**DATA EXCERPT:**
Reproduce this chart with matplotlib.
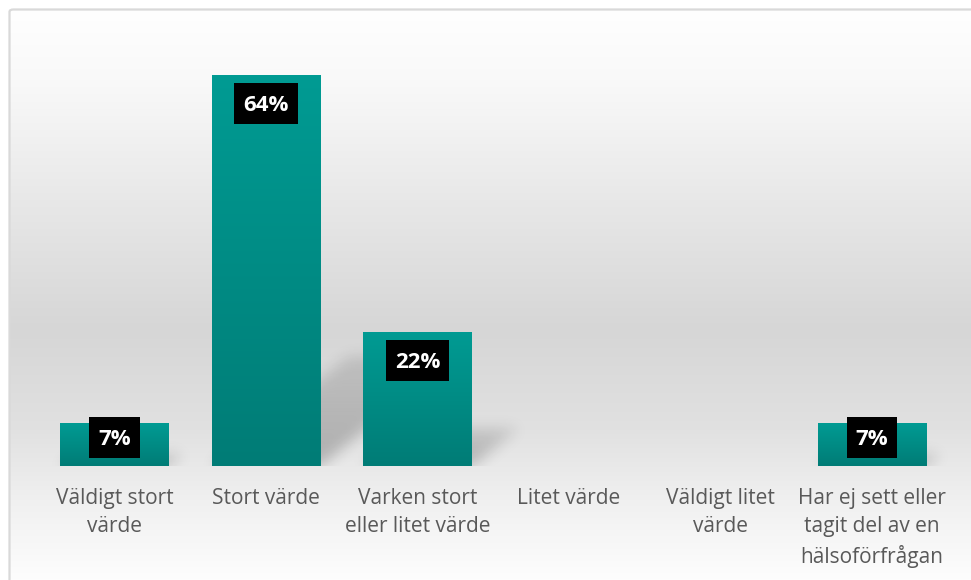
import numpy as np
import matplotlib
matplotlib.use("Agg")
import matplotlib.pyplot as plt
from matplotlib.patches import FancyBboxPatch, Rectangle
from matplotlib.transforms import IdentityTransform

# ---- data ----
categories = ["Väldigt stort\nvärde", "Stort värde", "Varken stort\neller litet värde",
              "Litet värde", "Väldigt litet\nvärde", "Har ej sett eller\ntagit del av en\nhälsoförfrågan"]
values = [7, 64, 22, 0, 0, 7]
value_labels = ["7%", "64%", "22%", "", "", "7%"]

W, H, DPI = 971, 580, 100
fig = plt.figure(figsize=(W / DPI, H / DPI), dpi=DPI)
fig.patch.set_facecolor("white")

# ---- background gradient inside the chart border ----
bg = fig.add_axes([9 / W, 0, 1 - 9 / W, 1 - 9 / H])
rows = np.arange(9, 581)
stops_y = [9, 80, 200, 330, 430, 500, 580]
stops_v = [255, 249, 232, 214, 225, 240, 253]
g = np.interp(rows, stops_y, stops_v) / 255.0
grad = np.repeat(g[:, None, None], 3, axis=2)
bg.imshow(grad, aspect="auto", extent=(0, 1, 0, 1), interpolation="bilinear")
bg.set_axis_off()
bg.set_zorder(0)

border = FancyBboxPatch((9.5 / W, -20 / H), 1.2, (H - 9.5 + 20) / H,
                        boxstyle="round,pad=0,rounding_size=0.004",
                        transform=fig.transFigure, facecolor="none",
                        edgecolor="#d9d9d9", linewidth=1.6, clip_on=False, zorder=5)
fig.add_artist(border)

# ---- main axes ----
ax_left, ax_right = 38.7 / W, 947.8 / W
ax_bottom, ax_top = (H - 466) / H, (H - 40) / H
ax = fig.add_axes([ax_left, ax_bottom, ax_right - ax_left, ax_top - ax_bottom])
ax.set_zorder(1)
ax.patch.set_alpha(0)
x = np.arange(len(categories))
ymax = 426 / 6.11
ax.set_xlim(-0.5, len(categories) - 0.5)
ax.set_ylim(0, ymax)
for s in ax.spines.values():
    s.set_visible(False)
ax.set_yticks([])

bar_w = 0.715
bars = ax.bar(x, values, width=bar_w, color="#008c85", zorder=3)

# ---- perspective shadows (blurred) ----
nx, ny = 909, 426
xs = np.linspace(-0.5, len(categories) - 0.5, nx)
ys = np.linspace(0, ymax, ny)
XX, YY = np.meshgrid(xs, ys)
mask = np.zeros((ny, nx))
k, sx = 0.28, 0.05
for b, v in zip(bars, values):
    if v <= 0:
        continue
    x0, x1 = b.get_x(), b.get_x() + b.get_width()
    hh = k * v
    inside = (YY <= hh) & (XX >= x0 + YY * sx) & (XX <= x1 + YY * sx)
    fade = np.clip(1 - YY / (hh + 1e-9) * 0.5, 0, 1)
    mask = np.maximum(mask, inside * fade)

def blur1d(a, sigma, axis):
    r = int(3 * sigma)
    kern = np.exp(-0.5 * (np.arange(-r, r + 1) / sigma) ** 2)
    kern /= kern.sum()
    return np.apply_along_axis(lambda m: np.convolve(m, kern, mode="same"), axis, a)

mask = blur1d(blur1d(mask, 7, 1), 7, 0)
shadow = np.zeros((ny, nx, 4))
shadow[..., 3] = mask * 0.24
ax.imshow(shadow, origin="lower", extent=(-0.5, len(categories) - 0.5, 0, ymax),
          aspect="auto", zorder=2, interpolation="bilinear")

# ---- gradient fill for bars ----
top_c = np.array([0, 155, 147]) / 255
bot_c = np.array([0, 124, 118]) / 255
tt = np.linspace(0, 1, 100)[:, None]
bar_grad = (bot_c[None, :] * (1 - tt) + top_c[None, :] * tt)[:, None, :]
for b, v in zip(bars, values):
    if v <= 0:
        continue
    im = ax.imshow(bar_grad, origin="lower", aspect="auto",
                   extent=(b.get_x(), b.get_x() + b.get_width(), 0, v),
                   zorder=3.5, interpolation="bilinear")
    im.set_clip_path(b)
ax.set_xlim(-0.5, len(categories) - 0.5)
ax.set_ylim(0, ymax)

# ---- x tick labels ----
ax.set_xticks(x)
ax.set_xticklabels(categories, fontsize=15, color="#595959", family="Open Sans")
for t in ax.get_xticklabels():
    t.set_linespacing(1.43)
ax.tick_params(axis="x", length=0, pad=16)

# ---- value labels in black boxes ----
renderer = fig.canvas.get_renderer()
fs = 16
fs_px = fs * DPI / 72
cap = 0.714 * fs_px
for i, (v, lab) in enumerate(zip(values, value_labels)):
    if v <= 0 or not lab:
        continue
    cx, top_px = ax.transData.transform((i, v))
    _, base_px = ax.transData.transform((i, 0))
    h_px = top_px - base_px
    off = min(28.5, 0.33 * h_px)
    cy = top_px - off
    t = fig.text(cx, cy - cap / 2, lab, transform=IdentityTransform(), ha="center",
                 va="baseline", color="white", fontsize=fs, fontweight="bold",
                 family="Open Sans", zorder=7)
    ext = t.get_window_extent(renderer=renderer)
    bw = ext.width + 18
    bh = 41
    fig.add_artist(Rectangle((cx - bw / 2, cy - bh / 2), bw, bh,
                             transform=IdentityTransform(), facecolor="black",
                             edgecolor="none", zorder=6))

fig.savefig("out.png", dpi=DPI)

**INSTRUCTION:** Exclude the pictures, and transcribe all of the material exactly.

**THE RESULT:**
Reproduce this chart with matplotlib.
import numpy as np
import matplotlib
matplotlib.use("Agg")
import matplotlib.pyplot as plt
from matplotlib.patches import FancyBboxPatch, Rectangle
from matplotlib.transforms import IdentityTransform

# ---- data ----
categories = ["Väldigt stort\nvärde", "Stort värde", "Varken stort\neller litet värde",
              "Litet värde", "Väldigt litet\nvärde", "Har ej sett eller\ntagit del av en\nhälsoförfrågan"]
values = [7, 64, 22, 0, 0, 7]
value_labels = ["7%", "64%", "22%", "", "", "7%"]

W, H, DPI = 971, 580, 100
fig = plt.figure(figsize=(W / DPI, H / DPI), dpi=DPI)
fig.patch.set_facecolor("white")

# ---- background gradient inside the chart border ----
bg = fig.add_axes([9 / W, 0, 1 - 9 / W, 1 - 9 / H])
rows = np.arange(9, 581)
stops_y = [9, 80, 200, 330, 430, 500, 580]
stops_v = [255, 249, 232, 214, 225, 240, 253]
g = np.interp(rows, stops_y, stops_v) / 255.0
grad = np.repeat(g[:, None, None], 3, axis=2)
bg.imshow(grad, aspect="auto", extent=(0, 1, 0, 1), interpolation="bilinear")
bg.set_axis_off()
bg.set_zorder(0)

border = FancyBboxPatch((9.5 / W, -20 / H), 1.2, (H - 9.5 + 20) / H,
                        boxstyle="round,pad=0,rounding_size=0.004",
                        transform=fig.transFigure, facecolor="none",
                        edgecolor="#d9d9d9", linewidth=1.6, clip_on=False, zorder=5)
fig.add_artist(border)

# ---- main axes ----
ax_left, ax_right = 38.7 / W, 947.8 / W
ax_bottom, ax_top = (H - 466) / H, (H - 40) / H
ax = fig.add_axes([ax_left, ax_bottom, ax_right - ax_left, ax_top - ax_bottom])
ax.set_zorder(1)
ax.patch.set_alpha(0)
x = np.arange(len(categories))
ymax = 426 / 6.11
ax.set_xlim(-0.5, len(categories) - 0.5)
ax.set_ylim(0, ymax)
for s in ax.spines.values():
    s.set_visible(False)
ax.set_yticks([])

bar_w = 0.715
bars = ax.bar(x, values, width=bar_w, color="#008c85", zorder=3)

# ---- perspective shadows (blurred) ----
nx, ny = 909, 426
xs = np.linspace(-0.5, len(categories) - 0.5, nx)
ys = np.linspace(0, ymax, ny)
XX, YY = np.meshgrid(xs, ys)
mask = np.zeros((ny, nx))
k, sx = 0.28, 0.05
for b, v in zip(bars, values):
    if v <= 0:
        continue
    x0, x1 = b.get_x(), b.get_x() + b.get_width()
    hh = k * v
    inside = (YY <= hh) & (XX >= x0 + YY * sx) & (XX <= x1 + YY * sx)
    fade = np.clip(1 - YY / (hh + 1e-9) * 0.5, 0, 1)
    mask = np.maximum(mask, inside * fade)

def blur1d(a, sigma, axis):
    r = int(3 * sigma)
    kern = np.exp(-0.5 * (np.arange(-r, r + 1) / sigma) ** 2)
    kern /= kern.sum()
    return np.apply_along_axis(lambda m: np.convolve(m, kern, mode="same"), axis, a)

mask = blur1d(blur1d(mask, 7, 1), 7, 0)
shadow = np.zeros((ny, nx, 4))
shadow[..., 3] = mask * 0.24
ax.imshow(shadow, origin="lower", extent=(-0.5, len(categories) - 0.5, 0, ymax),
          aspect="auto", zorder=2, interpolation="bilinear")

# ---- gradient fill for bars ----
top_c = np.array([0, 155, 147]) / 255
bot_c = np.array([0, 124, 118]) / 255
tt = np.linspace(0, 1, 100)[:, None]
bar_grad = (bot_c[None, :] * (1 - tt) + top_c[None, :] * tt)[:, None, :]
for b, v in zip(bars, values):
    if v <= 0:
        continue
    im = ax.imshow(bar_grad, origin="lower", aspect="auto",
                   extent=(b.get_x(), b.get_x() + b.get_width(), 0, v),
                   zorder=3.5, interpolation="bilinear")
    im.set_clip_path(b)
ax.set_xlim(-0.5, len(categories) - 0.5)
ax.set_ylim(0, ymax)

# ---- x tick labels ----
ax.set_xticks(x)
ax.set_xticklabels(categories, fontsize=15, color="#595959", family="Open Sans")
for t in ax.get_xticklabels():
    t.set_linespacing(1.43)
ax.tick_params(axis="x", length=0, pad=16)

# ---- value labels in black boxes ----
renderer = fig.canvas.get_renderer()
fs = 16
fs_px = fs * DPI / 72
cap = 0.714 * fs_px
for i, (v, lab) in enumerate(zip(values, value_labels)):
    if v <= 0 or not lab:
        continue
    cx, top_px = ax.transData.transform((i, v))
    _, base_px = ax.transData.transform((i, 0))
    h_px = top_px - base_px
    off = min(28.5, 0.33 * h_px)
    cy = top_px - off
    t = fig.text(cx, cy - cap / 2, lab, transform=IdentityTransform(), ha="center",
                 va="baseline", color="white", fontsize=fs, fontweight="bold",
                 family="Open Sans", zorder=7)
    ext = t.get_window_extent(renderer=renderer)
    bw = ext.width + 18
    bh = 41
    fig.add_artist(Rectangle((cx - bw / 2, cy - bh / 2), bw, bh,
                             transform=IdentityTransform(), facecolor="black",
                             edgecolor="none", zorder=6))

fig.savefig("out.png", dpi=DPI)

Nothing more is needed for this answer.